I removed the two loin and tenderloin muscles – one of each on either side of the spine – and saved them for a special meal.

I neglected to take any pictures of these jewels as I cooked or ate them, but be assured that, seasoned and sautéed in butter and doused with Béarnaise sauce, they lived up to their potential and my expectations.

There was another pound of ground lamb in the freezer, and I turned that into more sauce for pasta, or maybe a shepherd’s pie. I can’t remember.

There was also a pair of shanks, which I braised.

That left only a leg, and quite a lovely leg of lamb it was.

I imagine that people have come up with all manner of treatments they expect will improve lamb legs. I don’t doubt that people have injected them with Fresca and smeared them with marshmallow, but I “went all traditional” with my lamb leg, applying only salt, pepper, garlic and rosemary to it, and then roasting it at several hundred degrees for a while.
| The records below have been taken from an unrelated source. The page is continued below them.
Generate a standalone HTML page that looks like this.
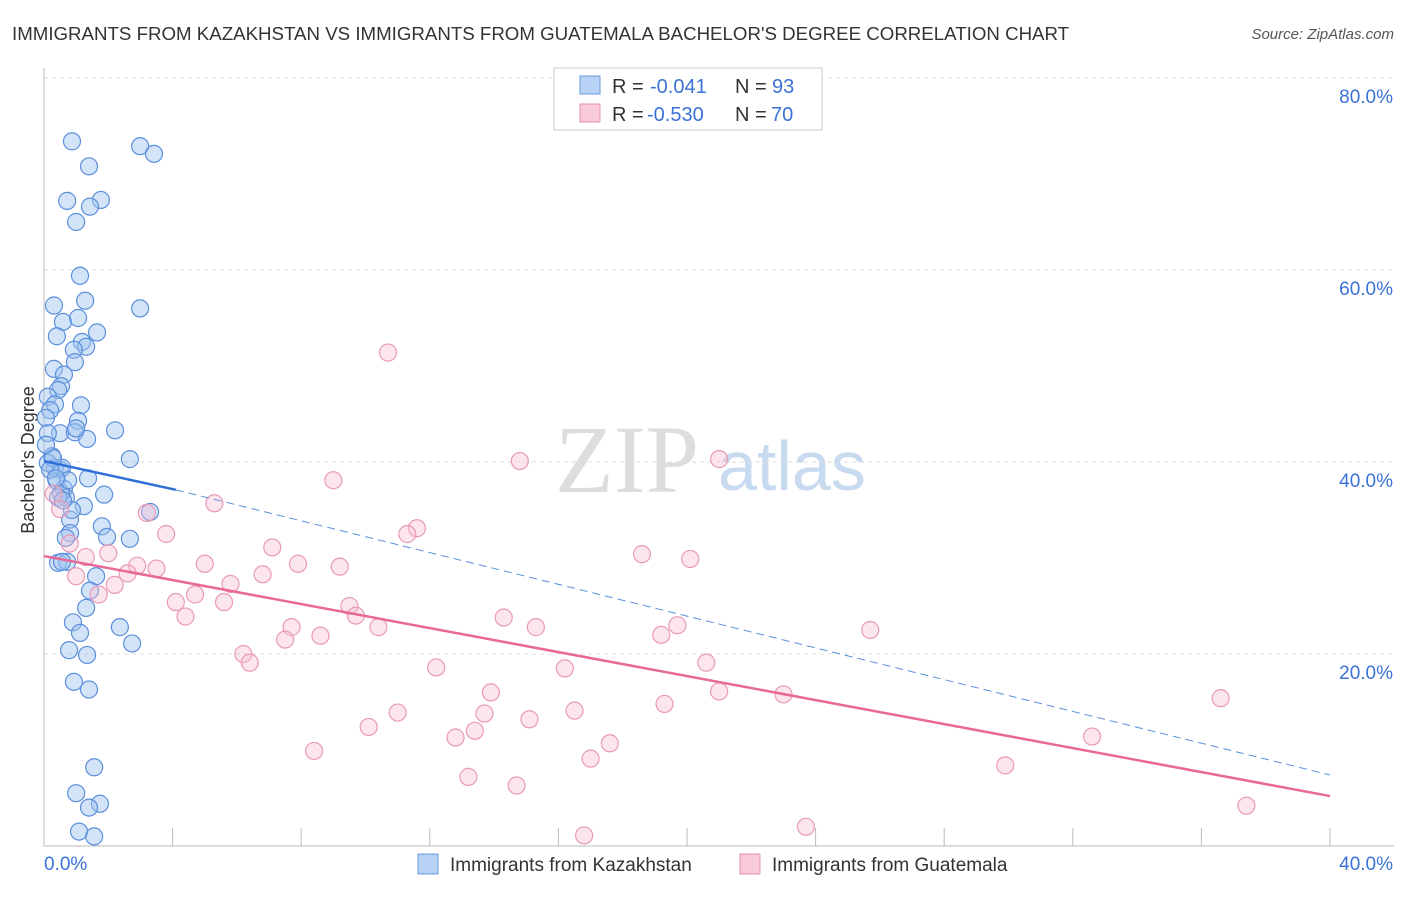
<!DOCTYPE html>
<html><head><meta charset="utf-8"><style>
body{margin:0;background:#fff;font-family:"Liberation Sans",sans-serif}
svg text{font-family:"Liberation Sans",sans-serif}
</style></head><body>
<svg id="c" width="1406" height="892">
<text x="12" y="40" font-size="18.7" fill="#333">IMMIGRANTS FROM KAZAKHSTAN VS IMMIGRANTS FROM GUATEMALA BACHELOR'S DEGREE CORRELATION CHART</text>
<text x="1394" y="39" font-size="15" fill="#555" font-style="italic" text-anchor="end">Source: ZipAtlas.com</text>
<text x="555" y="492" font-size="96" fill="#ddd" style="font-family:'Liberation Serif',serif">ZIP</text>
<text x="718" y="490" font-size="70" fill="#c8daf0">atlas</text>
<text x="34" y="460" font-size="18" fill="#333" transform="rotate(-90 34 460)" text-anchor="middle">Bachelor's Degree</text>
<g id="grid"></g><g id="marks"></g>
<g>
<rect x="554" y="68" width="268" height="62" fill="#fff" stroke="#ccc"/>
<rect x="580" y="76" width="20" height="18" fill="#b8d3f5" stroke="#6a9be0"/>
<rect x="580" y="104" width="20" height="18" fill="#f9cad9" stroke="#e890ac"/>
<text x="612" y="93" font-size="20" fill="#333">R =</text>
<text x="650" y="93" font-size="20" fill="#3a72d8">-0.041</text>
<text x="735" y="93" font-size="20" fill="#333">N =</text>
<text x="772" y="93" font-size="20" fill="#3a72d8">93</text>
<text x="612" y="121" font-size="20" fill="#333">R =</text>
<text x="647" y="121" font-size="20" fill="#3a72d8">-0.530</text>
<text x="735" y="121" font-size="20" fill="#333">N =</text>
<text x="771" y="121" font-size="20" fill="#3a72d8">70</text>
</g>
<g>
<rect x="418" y="854" width="20" height="20" fill="#b8d3f5" stroke="#6a9be0"/>
<text x="450" y="871" font-size="19" fill="#333">Immigrants from Kazakhstan</text>
<rect x="740" y="854" width="20" height="20" fill="#f9cad9" stroke="#e890ac"/>
<text x="772" y="871" font-size="19" fill="#333">Immigrants from Guatemala</text>
</g>
</svg>
<script>
const blueX=[0.87,2.99,3.42,1.40,0.72,1.77,1.43,1.00,1.12,0.31,1.28,2.99,0.59,1.06,1.65,0.40,1.18,1.31,0.93,0.96,0.31,0.62,0.53,0.44,0.12,0.34,1.15,0.19,1.06,0.06,0.50,0.12,0.96,1.34,2.21,1.00,0.25,0.34,0.50,2.67,0.12,0.40,1.37,0.62,0.68,0.53,1.87,1.24,3.30,0.81,1.80,2.67,0.81,0.68,1.96,0.44,0.72,1.62,1.43,1.31,0.90,1.12,2.36,0.78,1.34,2.74,0.93,1.40,1.56,1.00,1.74,1.40,1.09,1.56,0.56,0.28,0.19,0.75,0.87,0.56,0.44,0.06,0.59,0.37];
const blueY=[73.4,72.9,72.1,70.8,67.2,67.3,66.6,65.0,59.4,56.3,56.8,56.0,54.6,55.0,53.5,53.1,52.5,52.0,51.7,50.4,49.7,49.1,47.9,47.5,46.8,46.0,45.9,45.4,44.3,44.6,43.0,43.0,43.1,42.4,43.3,43.5,40.6,39.4,39.2,40.3,39.9,38.0,38.3,37.2,36.3,36.7,36.6,35.4,34.8,34.0,33.3,32.0,32.6,32.1,32.2,29.5,29.6,28.1,26.6,24.8,23.3,22.2,22.8,20.4,19.9,21.1,17.1,16.3,8.2,5.5,4.4,4.0,1.5,1.0,39.4,40.4,39.2,38.1,35.0,29.6,36.3,41.8,36.0,38.3];
const pinkX=[10.7,14.8,21.0,9.0,5.3,3.2,11.6,11.3,3.8,7.1,18.6,20.1,2.0,1.3,5.0,7.9,9.2,2.9,3.5,2.6,1.0,5.8,2.2,6.8,4.7,1.7,4.1,5.6,9.5,4.4,9.7,14.3,15.3,10.4,7.7,19.7,8.6,19.2,7.5,25.7,6.2,6.4,20.6,12.2,16.2,13.9,21.0,23.0,19.3,16.5,11.0,13.7,15.1,10.1,13.4,12.8,17.6,32.6,8.4,17.0,36.6,29.9,13.2,14.7,23.7,37.4,16.8,0.5,0.8,0.3];
const pinkY=[51.4,40.1,40.3,38.1,35.7,34.7,33.1,32.5,32.5,31.1,30.4,29.9,30.5,30.1,29.4,29.4,29.1,29.2,28.9,28.4,28.1,27.3,27.2,28.3,26.2,26.2,25.4,25.4,25.0,23.9,24.0,23.8,22.8,22.8,22.8,23.0,21.9,22.0,21.5,22.5,20.0,19.1,19.1,18.6,18.5,16.0,16.1,15.8,14.8,14.1,13.9,13.8,13.2,12.4,12.0,11.3,10.7,11.4,9.9,9.1,15.4,8.4,7.2,6.3,2.0,4.2,1.1,35.1,31.5,36.7];
const xTicks=[0,40];const yTicks=[20,40,60,80];
const NS='http://www.w3.org/2000/svg';
const X0=44,X1=1330,Y0=846,Y1=78;
const sx=v=>X0+v/40*(X1-X0), sy=v=>Y0-v/80*(Y0-Y1);
const grid=document.getElementById('grid'),marks=document.getElementById('marks');
function mk(t,a,p){const e=document.createElementNS(NS,t);for(const k in a)e.setAttribute(k,a[k]);p.appendChild(e);return e;}
let ax=mk('line',{x1:X0,y1:68,x2:X0,y2:Y0,stroke:'#bbb'},grid);


let bx=mk('line',{x1:X0,y1:Y0,x2:1394,y2:Y0,stroke:'#bbb'},grid);


for(let i=1;i<=10;i++){const x=X0+i*(X1-X0)/10;const t=mk('line',{x1:x,y1:828,x2:x,y2:Y0,stroke:'#bbb'},grid);

}
yTicks.forEach(v=>{const l=mk('line',{x1:X0,y1:sy(v),x2:1394,y2:sy(v),stroke:'#ddd','stroke-dasharray':'4,4'},grid);


const t=mk('text',{x:1393,y:sy(v)+25,'font-size':19,fill:'#3a72d8','text-anchor':'end'},grid);t.textContent=v.toFixed(1)+'%';

});
xTicks.forEach((v,i)=>{const t=mk('text',{x:i?1393:44,y:870,'font-size':19,fill:'#3a72d8','text-anchor':i?'end':'start'},grid);t.textContent=v.toFixed(1)+'%';

});
blueX.forEach((v,i)=>{const c=mk('circle',{cx:sx(v),cy:sy(blueY[i]),r:8.5,fill:'rgba(160,195,240,0.45)',stroke:'#5b8fdc','stroke-width':1.2},marks);

});
pinkX.forEach((v,i)=>{const c=mk('circle',{cx:sx(v),cy:sy(pinkY[i]),r:8.5,fill:'rgba(248,190,210,0.4)',stroke:'#e99ab5','stroke-width':1.2},marks);

});
let l1=mk('line',{x1:sx(0),y1:sy(40.1),x2:sx(4.1),y2:sy(37.1),stroke:'#2f6fd6','stroke-width':2.5},marks);


let l2=mk('line',{x1:sx(4.1),y1:sy(37.1),x2:sx(40),y2:sy(7.4),stroke:'#5b8fdc','stroke-width':1,'stroke-dasharray':'8,5'},marks);


let l3=mk('line',{x1:sx(0),y1:sy(30.2),x2:sx(40),y2:sy(5.2),stroke:'#e8689a','stroke-width':2.5},marks);


</script>
</body></html>
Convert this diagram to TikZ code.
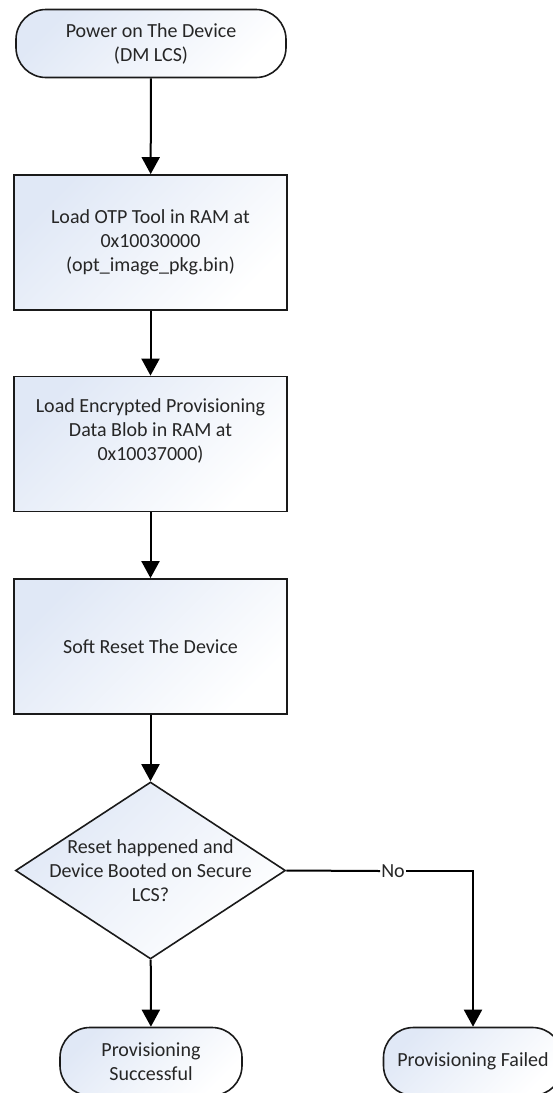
\documentclass[tikz,border=0pt]{standalone}
\usepackage{fontspec}
\setmainfont{Carlito}
\usetikzlibrary{arrows.meta,shapes.geometric}
\definecolor{shadeblue}{HTML}{E0E8F6}
\definecolor{linecol}{HTML}{1A1A1A}
\begin{document}
\begin{tikzpicture}[x=1pt,y=-1pt,
  every node/.style={font=\fontsize{20}{24}\selectfont, align=center, text=black!85},
  shadefill/.style={top color=shadeblue, bottom color=white, shading angle=45},
  term/.style={draw=linecol, line width=1.6pt, shadefill, rounded corners=30pt, minimum height=68pt, inner sep=0pt},
  procbox/.style={draw=linecol, line width=1.8pt, shadefill, minimum width=273pt, minimum height=135pt, inner sep=0pt},
  decision/.style={diamond, draw=linecol, line width=1.6pt, shadefill, minimum width=270pt, minimum height=177pt, inner sep=0pt},
  flow/.style={draw=black, line width=2pt, -{Triangle[length=17pt,width=18pt]}},
  plain/.style={draw=black, line width=2pt}]
\useasboundingbox (0,0) rectangle (553,1093);
\clip (0,0) rectangle (553,1093);

\node[term, minimum width=270pt] (start) at (151,43.5) {Power on The Device\\(DM LCS)};
\node[procbox] (load) at (150.5,242.5) {Load OTP Tool in RAM at\\0x10030000\\(opt\_image\_pkg.bin)};
\node[procbox] (blob) at (150.5,444) {\strut Load Encrypted Provisioning\\Data Blob in RAM at\\0x10037000)\\\strut};
\node[procbox] (reset) at (150.5,646.5) {Soft Reset The Device};
\node[decision] (dec) at (150.5,870.5) {};
\node (dectext) at (150.5,871) {Reset happened and\\Device Booted on Secure\\LCS?};
\node[term, minimum width=182pt] (succ) at (151,1061.5) {Provisioning\\Successful};
\node[term, minimum width=179pt] (fail) at (473,1061.5) {Provisioning Failed};
\node[inner sep=1pt] (no) at (393,871) {No};

\draw[flow] (start) -- (load);
\draw[flow] (load) -- (blob);
\draw[flow] (blob) -- (reset);
\draw[flow] (reset) -- (dec);
\draw[flow] (dec) -- (succ);
\draw[plain] (dec.east) -- (no.west);
\draw[flow] (no.east) -| (fail.north);
\end{tikzpicture}
\end{document}
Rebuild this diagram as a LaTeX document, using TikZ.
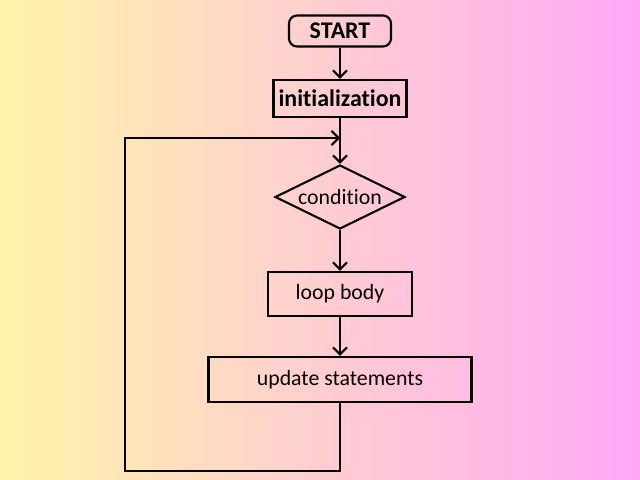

Such an impressive joint needed little in the way of accompaniment, so I cooked some white beans with garlic. We opened a bottle of Burgundy.

The hind leg of even a small lamb will provide a bounty of meals. After I roasted it on the 7th – that’s when I roasted it, March 7th of this year – there were cold sandwiches to be had, and then a shepherd’s pie made from meat I cut from the leg and chopped. Here is a most unappealing picture of the shepherd’s pie.

And still we weren’t finished!

I made broth from the bones, picked off the remaining meat, and turned it into soup with the leftover beans.

I believe it’s safe to say that we made the most of my birthday lamb. We extracted many meals and much pleasure from him.

Finally, after giving it some more thought, I am now absolutely certain that our first lamb ragù was served over spaghetti or fettuccine versus some other shape of pasta. Absolutely.